## Stated task
Locate all lines with the word "matplotlib". Copy them.

## Stored data
....
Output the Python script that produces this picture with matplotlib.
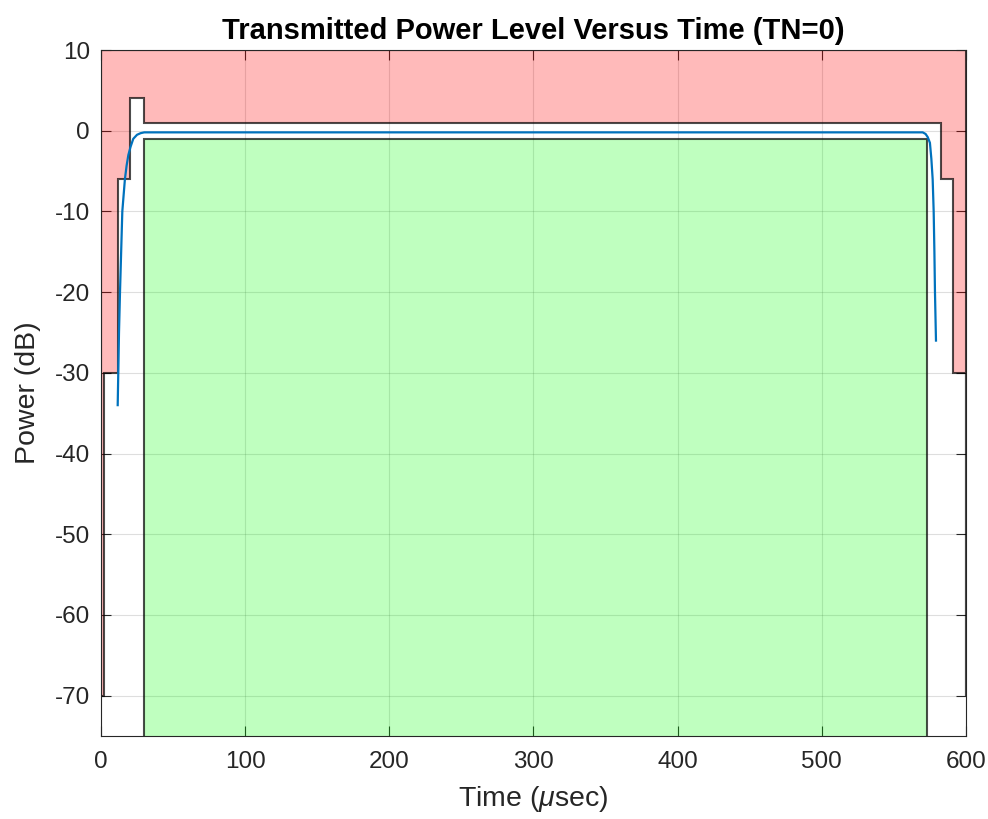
import matplotlib
matplotlib.use("Agg")
import matplotlib.pyplot as plt

plt.rcParams['font.family'] = ['Liberation Sans', 'DejaVu Sans']
plt.rcParams['axes.unicode_minus'] = False
plt.rcParams['mathtext.fontset'] = 'custom'
plt.rcParams['mathtext.rm'] = 'Liberation Sans'
plt.rcParams['mathtext.it'] = 'Liberation Sans:italic'

# Upper mask: segment boundaries (µs) and levels (dB) between them
mask_up_t = [0, 2, 12, 20, 30, 582.8, 590.8, 600]
mask_up_db = [-70, -30, -6, 4, 1, -6, -30]
mask_floor_db = -70

# Lower mask: useful part of burst
mask_lo_t = [30, 572.8]
mask_lo_db = -1

sig_t = [11.6, 12.0, 12.5, 13.2, 14.0, 14.8, 15.7, 16.6, 17.8, 19.0, 20.5, 22.4,
         25.0, 27.5, 30.0, 100, 200, 300, 400, 500, 560, 570, 572.0, 573.5,
         575.0, 576.0, 576.9, 577.6, 578.1, 578.5, 579.2]
sig_db = [-34, -30, -25, -20, -15, -10, -8, -6, -4.3, -3, -2, -1,
          -0.5, -0.3, -0.2, -0.2, -0.2, -0.2, -0.2, -0.2, -0.2, -0.2, -0.4, -0.8,
          -1.5, -3.5, -6, -10, -15, -20, -26]

xticks = [0, 100, 200, 300, 400, 500, 600]
yticks = [-70, -60, -50, -40, -30, -20, -10, 0, 10]
ylo, yhi = -75, 10

fig = plt.figure(figsize=(9.88, 8.19), dpi=100)
ax = fig.add_axes([0.1022, 0.1013, 0.8755, 0.8376])

# red polygon (above upper mask)
px = [mask_up_t[0]]
py = [yhi]
for i, lev in enumerate(mask_up_db):
    px += [mask_up_t[i], mask_up_t[i + 1]]
    py += [lev, lev]
px += [mask_up_t[-1], mask_up_t[-1]]
py += [mask_floor_db, yhi]
ax.fill(px, py, facecolor=(1, 0, 0, 0.27), edgecolor=(0, 0, 0, 0.7), lw=1.5, zorder=2)

# green polygon (below lower mask)
gx = [mask_lo_t[0], mask_lo_t[0], mask_lo_t[1], mask_lo_t[1]]
gy = [ylo - 10, mask_lo_db, mask_lo_db, ylo - 10]
ax.fill(gx, gy, facecolor=(0, 1, 0, 0.25), edgecolor=(0, 0, 0, 0.7), lw=1.5, zorder=2)

ax.plot(sig_t, sig_db, color='#0072BD', lw=1.6, zorder=3)

ax.set_xlim(0, 600)
ax.set_ylim(ylo, yhi)
ax.set_xticks(xticks)
ax.set_yticks(yticks)
ax.grid(True, color=(0.15, 0.15, 0.15), alpha=0.15, lw=0.8)
ax.set_axisbelow(True)
ax.tick_params(direction='in', length=7, top=True, right=True, colors='#262626',
               labelsize=17.5, width=0.8)
ax.tick_params(axis='x', pad=11)
ax.tick_params(axis='y', pad=8)
for s in ax.spines.values():
    s.set_color('#262626')
    s.set_linewidth(0.8)

ax.set_xlabel('Time ($\\mu$sec)', fontsize=20.5, color='#262626', labelpad=8)
ax.set_ylabel('Power (dB)', fontsize=20.5, color='#262626', labelpad=10)
ax.set_title('Transmitted Power Level Versus Time (TN=0)', fontsize=21,
             fontweight='bold', pad=8)

fig.savefig('out.png', dpi=100)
....
## Response to the task
Output the Python script that produces this picture with matplotlib.
import matplotlib
matplotlib.use("Agg")
import matplotlib.pyplot as plt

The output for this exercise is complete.